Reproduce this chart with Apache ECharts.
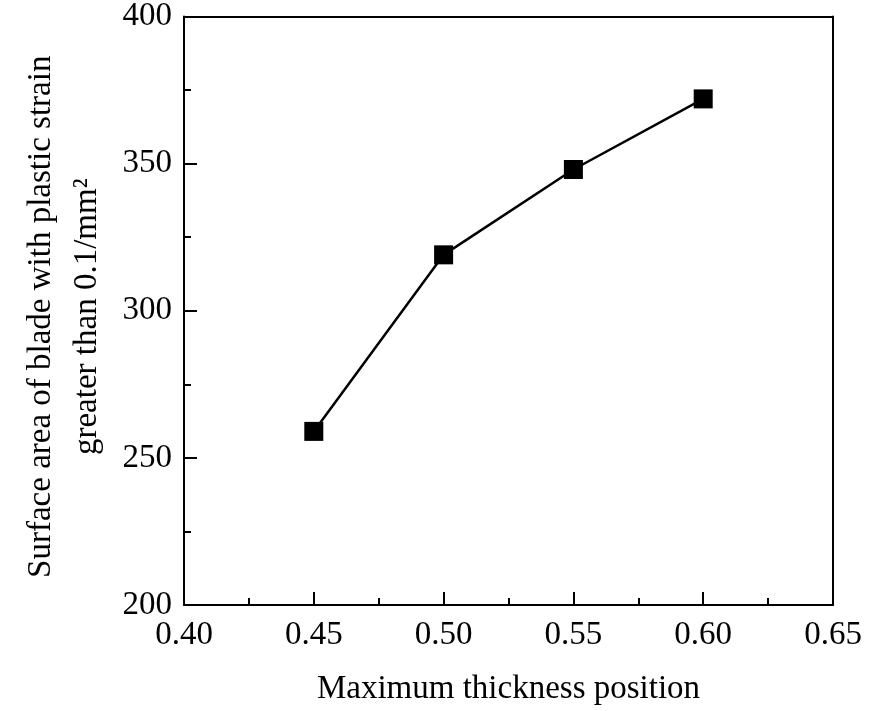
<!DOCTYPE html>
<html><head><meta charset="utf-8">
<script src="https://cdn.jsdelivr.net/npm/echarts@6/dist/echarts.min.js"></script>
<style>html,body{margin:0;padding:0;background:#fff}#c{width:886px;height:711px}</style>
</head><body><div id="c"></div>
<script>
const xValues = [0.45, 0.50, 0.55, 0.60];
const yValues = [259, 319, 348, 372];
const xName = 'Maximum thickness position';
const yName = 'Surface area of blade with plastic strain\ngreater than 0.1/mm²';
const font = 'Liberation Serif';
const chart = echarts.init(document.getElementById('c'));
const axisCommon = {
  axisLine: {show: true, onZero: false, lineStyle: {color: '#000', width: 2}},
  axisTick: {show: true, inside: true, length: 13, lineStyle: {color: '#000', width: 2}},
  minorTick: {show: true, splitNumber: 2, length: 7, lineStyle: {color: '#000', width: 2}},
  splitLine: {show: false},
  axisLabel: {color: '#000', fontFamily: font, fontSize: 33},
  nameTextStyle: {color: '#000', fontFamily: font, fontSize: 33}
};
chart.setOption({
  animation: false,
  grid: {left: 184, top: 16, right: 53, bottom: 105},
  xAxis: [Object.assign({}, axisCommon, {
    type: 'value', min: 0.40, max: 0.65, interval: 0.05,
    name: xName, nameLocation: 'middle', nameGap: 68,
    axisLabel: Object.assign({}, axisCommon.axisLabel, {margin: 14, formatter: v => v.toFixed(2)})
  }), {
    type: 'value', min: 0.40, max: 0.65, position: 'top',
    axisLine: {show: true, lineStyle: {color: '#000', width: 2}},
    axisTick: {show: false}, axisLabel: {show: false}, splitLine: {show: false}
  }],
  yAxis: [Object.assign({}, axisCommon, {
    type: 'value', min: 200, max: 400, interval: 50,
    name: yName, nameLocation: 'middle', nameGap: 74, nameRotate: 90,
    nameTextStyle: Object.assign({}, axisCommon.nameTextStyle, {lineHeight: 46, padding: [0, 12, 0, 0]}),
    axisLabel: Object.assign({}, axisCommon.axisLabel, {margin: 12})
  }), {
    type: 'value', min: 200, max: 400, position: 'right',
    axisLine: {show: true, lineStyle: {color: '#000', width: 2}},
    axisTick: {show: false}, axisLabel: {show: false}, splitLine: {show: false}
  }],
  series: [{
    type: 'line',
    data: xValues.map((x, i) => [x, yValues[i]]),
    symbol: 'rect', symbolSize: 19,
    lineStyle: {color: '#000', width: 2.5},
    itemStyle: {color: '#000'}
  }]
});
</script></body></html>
==========
Repeat the listing above exactly, with no pictures.

Reproduce this chart with Apache ECharts.
<!DOCTYPE html>
<html><head><meta charset="utf-8">
<script src="https://cdn.jsdelivr.net/npm/echarts@6/dist/echarts.min.js"></script>
<style>html,body{margin:0;padding:0;background:#fff}#c{width:886px;height:711px}</style>
</head><body><div id="c"></div>
<script>
const xValues = [0.45, 0.50, 0.55, 0.60];
const yValues = [259, 319, 348, 372];
const xName = 'Maximum thickness position';
const yName = 'Surface area of blade with plastic strain\ngreater than 0.1/mm²';
const font = 'Liberation Serif';
const chart = echarts.init(document.getElementById('c'));
const axisCommon = {
  axisLine: {show: true, onZero: false, lineStyle: {color: '#000', width: 2}},
  axisTick: {show: true, inside: true, length: 13, lineStyle: {color: '#000', width: 2}},
  minorTick: {show: true, splitNumber: 2, length: 7, lineStyle: {color: '#000', width: 2}},
  splitLine: {show: false},
  axisLabel: {color: '#000', fontFamily: font, fontSize: 33},
  nameTextStyle: {color: '#000', fontFamily: font, fontSize: 33}
};
chart.setOption({
  animation: false,
  grid: {left: 184, top: 16, right: 53, bottom: 105},
  xAxis: [Object.assign({}, axisCommon, {
    type: 'value', min: 0.40, max: 0.65, interval: 0.05,
    name: xName, nameLocation: 'middle', nameGap: 68,
    axisLabel: Object.assign({}, axisCommon.axisLabel, {margin: 14, formatter: v => v.toFixed(2)})
  }), {
    type: 'value', min: 0.40, max: 0.65, position: 'top',
    axisLine: {show: true, lineStyle: {color: '#000', width: 2}},
    axisTick: {show: false}, axisLabel: {show: false}, splitLine: {show: false}
  }],
  yAxis: [Object.assign({}, axisCommon, {
    type: 'value', min: 200, max: 400, interval: 50,
    name: yName, nameLocation: 'middle', nameGap: 74, nameRotate: 90,
    nameTextStyle: Object.assign({}, axisCommon.nameTextStyle, {lineHeight: 46, padding: [0, 12, 0, 0]}),
    axisLabel: Object.assign({}, axisCommon.axisLabel, {margin: 12})
  }), {
    type: 'value', min: 200, max: 400, position: 'right',
    axisLine: {show: true, lineStyle: {color: '#000', width: 2}},
    axisTick: {show: false}, axisLabel: {show: false}, splitLine: {show: false}
  }],
  series: [{
    type: 'line',
    data: xValues.map((x, i) => [x, yValues[i]]),
    symbol: 'rect', symbolSize: 19,
    lineStyle: {color: '#000', width: 2.5},
    itemStyle: {color: '#000'}
  }]
});
</script></body></html>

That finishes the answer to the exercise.